■ **JOB**: Extract from the entries below, exactly as given, only the lines from the line containing "Generate a LaTeX" to the line containing "(pr) at (sync.east)", both lines included.

■ **LISTED RECORDS**:
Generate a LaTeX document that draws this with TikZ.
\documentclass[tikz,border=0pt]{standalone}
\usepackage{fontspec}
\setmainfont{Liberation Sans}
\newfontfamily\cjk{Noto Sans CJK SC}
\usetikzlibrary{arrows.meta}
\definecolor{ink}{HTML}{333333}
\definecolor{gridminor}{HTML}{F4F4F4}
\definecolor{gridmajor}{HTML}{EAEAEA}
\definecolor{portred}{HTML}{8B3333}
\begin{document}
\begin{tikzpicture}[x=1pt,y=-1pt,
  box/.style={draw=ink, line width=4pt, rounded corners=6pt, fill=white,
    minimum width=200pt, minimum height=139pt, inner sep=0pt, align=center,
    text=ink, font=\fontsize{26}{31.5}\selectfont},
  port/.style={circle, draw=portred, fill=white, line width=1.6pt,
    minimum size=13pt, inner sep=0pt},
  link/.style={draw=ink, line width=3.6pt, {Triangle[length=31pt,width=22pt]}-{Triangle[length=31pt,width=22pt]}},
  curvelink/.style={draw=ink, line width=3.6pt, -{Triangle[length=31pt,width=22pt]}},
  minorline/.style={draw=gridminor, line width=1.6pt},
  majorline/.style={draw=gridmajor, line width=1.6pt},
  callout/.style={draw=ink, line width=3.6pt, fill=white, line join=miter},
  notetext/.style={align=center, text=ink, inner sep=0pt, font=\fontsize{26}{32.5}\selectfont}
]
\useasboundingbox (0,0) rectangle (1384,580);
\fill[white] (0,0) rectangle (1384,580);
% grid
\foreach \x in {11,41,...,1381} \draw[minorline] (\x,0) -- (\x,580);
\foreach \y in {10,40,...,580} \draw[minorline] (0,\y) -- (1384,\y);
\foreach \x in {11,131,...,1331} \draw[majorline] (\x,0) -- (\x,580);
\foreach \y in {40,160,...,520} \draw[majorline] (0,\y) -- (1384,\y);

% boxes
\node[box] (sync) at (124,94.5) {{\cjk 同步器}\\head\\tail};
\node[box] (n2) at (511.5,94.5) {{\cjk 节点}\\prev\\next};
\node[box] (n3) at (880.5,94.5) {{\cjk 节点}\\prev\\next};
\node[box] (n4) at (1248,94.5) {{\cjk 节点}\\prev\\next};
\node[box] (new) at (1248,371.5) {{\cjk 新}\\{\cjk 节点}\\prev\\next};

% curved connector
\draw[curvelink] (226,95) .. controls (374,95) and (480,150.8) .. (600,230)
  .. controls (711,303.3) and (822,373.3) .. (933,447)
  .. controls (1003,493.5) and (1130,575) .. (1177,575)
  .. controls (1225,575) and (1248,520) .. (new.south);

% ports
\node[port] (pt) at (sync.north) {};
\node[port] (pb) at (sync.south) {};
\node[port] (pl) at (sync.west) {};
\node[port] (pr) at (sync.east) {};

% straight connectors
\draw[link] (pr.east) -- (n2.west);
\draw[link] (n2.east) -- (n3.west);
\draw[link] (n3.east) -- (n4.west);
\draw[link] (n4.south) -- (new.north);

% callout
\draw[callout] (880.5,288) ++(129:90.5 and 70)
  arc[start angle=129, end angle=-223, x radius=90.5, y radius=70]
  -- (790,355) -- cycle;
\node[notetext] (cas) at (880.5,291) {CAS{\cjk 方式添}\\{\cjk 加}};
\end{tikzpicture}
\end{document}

* * *

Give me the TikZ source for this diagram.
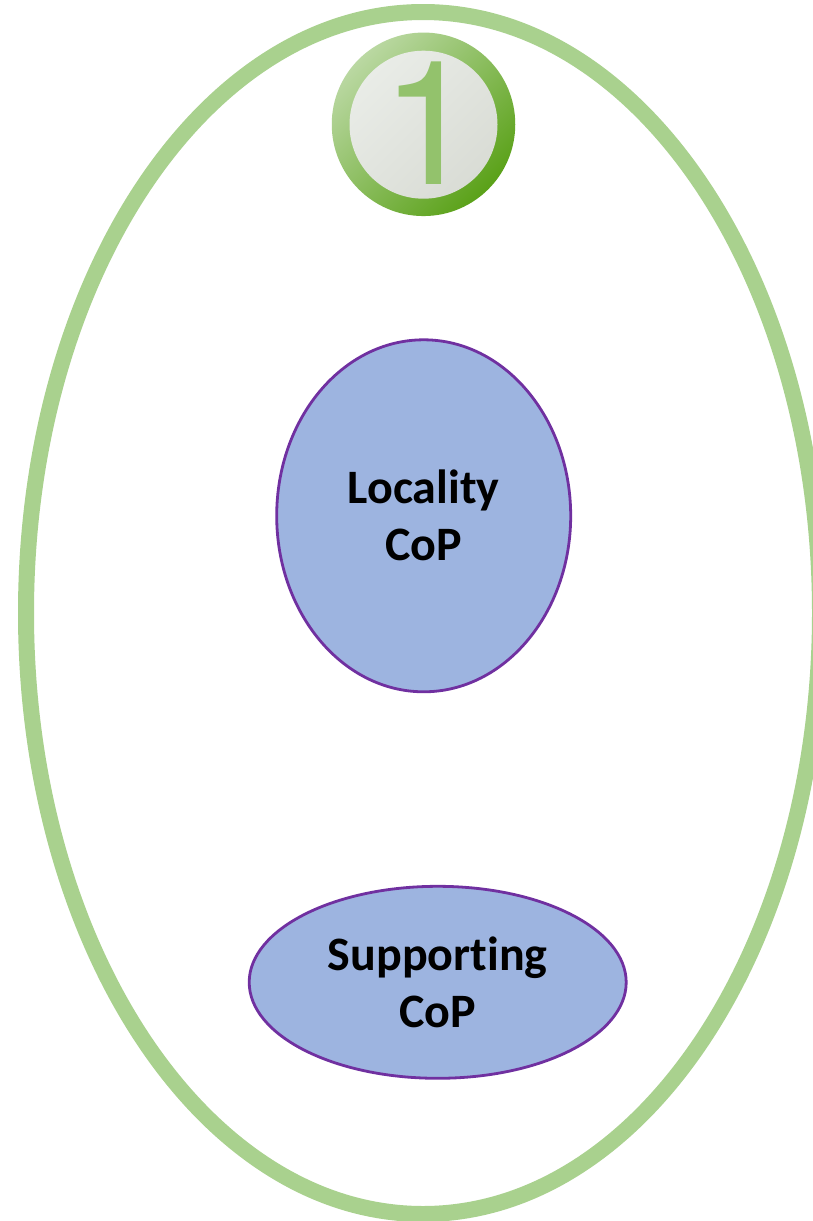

■ **THE OUTPUT**:
Generate a LaTeX document that draws this with TikZ.
\documentclass[tikz,border=0pt]{standalone}
\usepackage{fontspec}
\setmainfont{Liberation Sans}
\newfontfamily\cjk{Noto Sans CJK SC}
\usetikzlibrary{arrows.meta}
\definecolor{ink}{HTML}{333333}
\definecolor{gridminor}{HTML}{F4F4F4}
\definecolor{gridmajor}{HTML}{EAEAEA}
\definecolor{portred}{HTML}{8B3333}
\begin{document}
\begin{tikzpicture}[x=1pt,y=-1pt,
  box/.style={draw=ink, line width=4pt, rounded corners=6pt, fill=white,
    minimum width=200pt, minimum height=139pt, inner sep=0pt, align=center,
    text=ink, font=\fontsize{26}{31.5}\selectfont},
  port/.style={circle, draw=portred, fill=white, line width=1.6pt,
    minimum size=13pt, inner sep=0pt},
  link/.style={draw=ink, line width=3.6pt, {Triangle[length=31pt,width=22pt]}-{Triangle[length=31pt,width=22pt]}},
  curvelink/.style={draw=ink, line width=3.6pt, -{Triangle[length=31pt,width=22pt]}},
  minorline/.style={draw=gridminor, line width=1.6pt},
  majorline/.style={draw=gridmajor, line width=1.6pt},
  callout/.style={draw=ink, line width=3.6pt, fill=white, line join=miter},
  notetext/.style={align=center, text=ink, inner sep=0pt, font=\fontsize{26}{32.5}\selectfont}
]
\useasboundingbox (0,0) rectangle (1384,580);
\fill[white] (0,0) rectangle (1384,580);
% grid
\foreach \x in {11,41,...,1381} \draw[minorline] (\x,0) -- (\x,580);
\foreach \y in {10,40,...,580} \draw[minorline] (0,\y) -- (1384,\y);
\foreach \x in {11,131,...,1331} \draw[majorline] (\x,0) -- (\x,580);
\foreach \y in {40,160,...,520} \draw[majorline] (0,\y) -- (1384,\y);

% boxes
\node[box] (sync) at (124,94.5) {{\cjk 同步器}\\head\\tail};
\node[box] (n2) at (511.5,94.5) {{\cjk 节点}\\prev\\next};
\node[box] (n3) at (880.5,94.5) {{\cjk 节点}\\prev\\next};
\node[box] (n4) at (1248,94.5) {{\cjk 节点}\\prev\\next};
\node[box] (new) at (1248,371.5) {{\cjk 新}\\{\cjk 节点}\\prev\\next};

% curved connector
\draw[curvelink] (226,95) .. controls (374,95) and (480,150.8) .. (600,230)
  .. controls (711,303.3) and (822,373.3) .. (933,447)
  .. controls (1003,493.5) and (1130,575) .. (1177,575)
  .. controls (1225,575) and (1248,520) .. (new.south);

% ports
\node[port] (pt) at (sync.north) {};
\node[port] (pb) at (sync.south) {};
\node[port] (pl) at (sync.west) {};
\node[port] (pr) at (sync.east) {};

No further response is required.